In solidly Democratic-leaning states like California, New York, and Illinois, still-strong unions have been successful over the last twenty years in politically underpinned efforts to reshape low-wage labor markets at the local, regional and state level. Unions and their allies have pursued living wage ordinances and minimum wage increases, and have furthered “right-to-organize” regulations and agreements with businesses that allow union development. In politically amenable locations, the labor movement can be successful—even as national legislative protections sought by the unions remain stalled in Congress, blocked by representatives from states and regions where unions are weak.

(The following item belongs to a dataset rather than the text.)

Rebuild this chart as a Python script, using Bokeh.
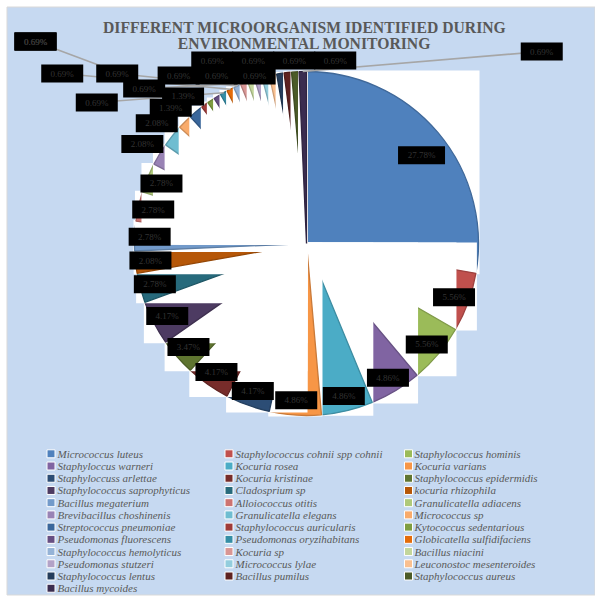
import math
import numpy as np
from bokeh.plotting import figure
from bokeh.models import Range1d
from bokeh.embed import file_html
from bokeh.resources import INLINE
from bokeh.core.properties import value

W, H = 595, 596

# ---------------- data ----------------
title_lines = ["DIFFERENT MICROORGANISM IDENTIFIED DURING", "ENVIRONMENTAL MONITORING"]

organisms = [
    "Micrococcus luteus", "Staphylococcus cohnii spp cohnii", "Staphylococcus hominis",
    "Staphyloccus warneri", "Kocuria rosea", "Kocuria varians",
    "Staphyloccuss arlettae", "Kocuria kristinae", "Staphylococcus epidermidis",
    "Staphylococcus saprophyticus", "Cladosprium sp", "kocuria rhizophila",
    "Bacillus megaterium", "Alloiococcus otitis", "Granulicatella adiacens",
    "Brevibacillus choshinenis", "Granulicatella elegans", "Micrococcus sp",
    "Streptococcus pneumoniae", "Staphylococcus auricularis", "Kytococcus sedentarious",
    "Pseudomonas fluorescens", "Pseudomonas oryzihabitans", "Globicatella sulfidifaciens",
    "Staphylococcus hemolyticus", "Kocuria sp", "Bacillus niacini",
    "Pseudomonas stutzeri", "Micrococcus lylae", "Leuconostoc mesenteroides",
    "Staphylococcus lentus", "Bacillus pumilus", "Staphylococcus aureus",
    "Bacillus mycoides",
]

counts = [40, 8, 8, 7, 7, 7, 6, 6, 5, 6, 4, 3, 4, 4, 4, 3, 3, 2, 2, 1,
          1, 1, 1, 1, 1, 1, 1, 1, 1, 1, 1, 1, 1, 1]

colors = [
    "#4F81BD", "#C0504D", "#9BBB59", "#8064A2", "#4BACC6", "#F79646",
    "#2C4D75", "#772C2A", "#5F7530", "#4D3B62", "#276A7C", "#B65708",
    "#729ACA", "#CD7371", "#AFC97A", "#9983B5", "#6FBDD1", "#F9AB6B",
    "#3A679C", "#9F3B38", "#7E9D40", "#664F83", "#358EA6", "#E46C0A",
    "#95B3D7", "#D99694", "#C3D69B", "#B3A2C7", "#93CDDD", "#FAC090",
    "#253D5B", "#5E2220", "#4B5B28", "#3B2D50",
]

# ---------------- helpers ----------------
def Y(py):
    return H - py

def darker(hexc, f=0.82):
    h = hexc.lstrip("#")
    r, g, b = (int(h[i:i + 2], 16) for i in (0, 2, 4))
    return "#%02X%02X%02X" % (int(r * f), int(g * f), int(b * f))

total = sum(counts)
pcts = [100.0 * c / total for c in counts]
labels = ["%.2f%%" % v for v in pcts]
cum = np.cumsum([0] + counts)
theta_s = 360.0 * cum[:-1] / total
theta_e = 360.0 * cum[1:] / total
n = len(counts)

p = figure(width=W, height=H, x_range=Range1d(0, W), y_range=Range1d(0, H),
           x_axis_type=None, y_axis_type=None, toolbar_location=None,
           output_backend="svg", min_border=0, outline_line_color=None,
           background_fill_color="white", border_fill_color="white")

# chart area
p.quad(left=[6.5], right=[594.5], top=[Y(6.5)], bottom=[Y(594.5)],
       fill_color="#C6D9F1", line_color="#D9D9D9", line_width=1)

# ---------------- pie (each slice over its white frame) ----------------
cx, cy, R = 306.0, 243.0, 172.0
pad = 1.0

def rim(a_deg, rad=R):
    a = math.radians(a_deg)
    return cx + rad * math.sin(a), cy - rad * math.cos(a)

for i in range(n):
    ts, te = theta_s[i], theta_e[i]
    angs = [ts, te] + [a for a in (0, 90, 180, 270, 360) if ts < a < te]
    pts = [(cx, cy)] + [rim(a) for a in angs]
    xs = [q[0] for q in pts]
    ys = [q[1] for q in pts]
    p.quad(left=[min(xs) - pad], right=[max(xs) + pad],
           top=[Y(min(ys) - pad)], bottom=[Y(max(ys) + pad)],
           fill_color="white", line_color=None)
    p.wedge(x=[cx], y=[Y(cy)], radius=R,
            start_angle=math.radians(90 - te), end_angle=math.radians(90 - ts),
            fill_color=colors[i], line_color=darker(colors[i]), line_width=1.3)

# ---------------- data labels ----------------
bis = (theta_s + theta_e) / 2.0
lx, ly = [0.0] * n, [0.0] * n
for i in range(n):
    if i == 0:
        lx[i], ly[i] = rim(bis[i] + 2.5, 145)
    elif i <= 14:
        lx[i], ly[i] = rim(bis[i], R - 15)
    elif i <= 18:
        lx[i], ly[i] = rim(bis[i], R + 20)

# small slices: labels placed in rows around the top (y, count, x offset, spacing)
rows = [(51, 1, 239, 0), (60, 4, 40, 41), (75, 3, -11, 38), (88, 1, -100, 41),
        (73, 2, -120, 55), (102, 1, -127, 41), (41, 3, -182, 0)]
tiny = list(range(n - 1, 18, -1))
k = 0
for (row_y, cap, off, gap) in rows:
    prev = None
    for j in tiny[k:k + cap]:
        want = rim(bis[j])[0] + off
        x = want if prev is None else min(want, prev - gap)
        x = max(x, 35)
        lx[j], ly[j] = x, row_y
        prev = x
    k += cap

# leader lines (one per label position)
sx0, sy0, sx1, sy1 = [], [], [], []
seen = set()
for i in range(n):
    rx, ry = rim(bis[i])
    key = (round(lx[i]), round(ly[i]))
    if math.hypot(lx[i] - rx, ly[i] - ry) > 100 and key not in seen:
        seen.add(key)
        sx0.append(lx[i]); sy0.append(Y(ly[i])); sx1.append(rx); sy1.append(Y(ry))
p.segment(x0=sx0, y0=sy0, x1=sx1, y1=sy1, line_color="#A6A6A6", line_width=1.6)

bw = [17 + 5 * len(t) for t in labels]
p.rect(x=lx, y=[Y(v) for v in ly], width=bw, height=18,
       fill_color="black", line_color=None)
p.text(x=lx, y=[Y(v) for v in ly], text=labels, text_align="center",
       text_baseline="middle", text_font=value("Liberation Serif"),
       text_font_size="9px", text_color="#333333")

# ---------------- title ----------------
p.text(x=[304, 304], y=[Y(27), Y(43)], text=title_lines, text_align="center",
       text_baseline="alphabetic", text_font=value("Liberation Serif"),
       text_font_style="bold", text_font_size="15.7px", text_color="#595959")

# ---------------- legend ----------------
sw_x = [50.5, 228.5, 408.0]
tx_x = [57.0, 235.0, 414.0]
row0, dy = 453.3, 12.22
lg_sx, lg_sy, lg_tx, lg_ty = [], [], [], []
for i in range(n):
    r_, c_ = divmod(i, 3)
    yy = row0 + dy * r_
    lg_sx.append(sw_x[c_]); lg_sy.append(Y(yy))
    lg_tx.append(tx_x[c_]); lg_ty.append(Y(yy))
p.rect(x=lg_sx, y=lg_sy, width=8, height=8, fill_color=colors,
       line_color="white", line_width=1)
p.text(x=lg_tx, y=lg_ty, text=organisms, text_align="left",
       text_baseline="middle", text_font=value("Liberation Serif"),
       text_font_style="italic", text_font_size="11px", text_color="#595959")

open("out.html", "w").write(file_html(p, INLINE))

Current islands of labor strength might not survive or grow, however. Their significance for the nationwide movement depends on how effectively and quickly unions can extend economic and political successes to the national level—and how adroitly they can bridge racial divides even as racial subsets of workers often face sharply different conditions. Thousands of workers of color have gained increased social protections and improved wages and working conditions through unionization and local labor market regulations. But can such gains be diffused and replicated in states and regions without much current union strength—or will racial divisions among unorganized workers in those regions continue to undercut American workers overall?
Most newly enrolled union members are women and workers of color. By building membership in Democratic-leaning blue states, America’s most vibrant unions are contributing to labor’s organizational and political renewal. Yet regionally circumscribed successes may also reinforce the limits to U.S. labor power—until and unless similar gains are more broadly achieved.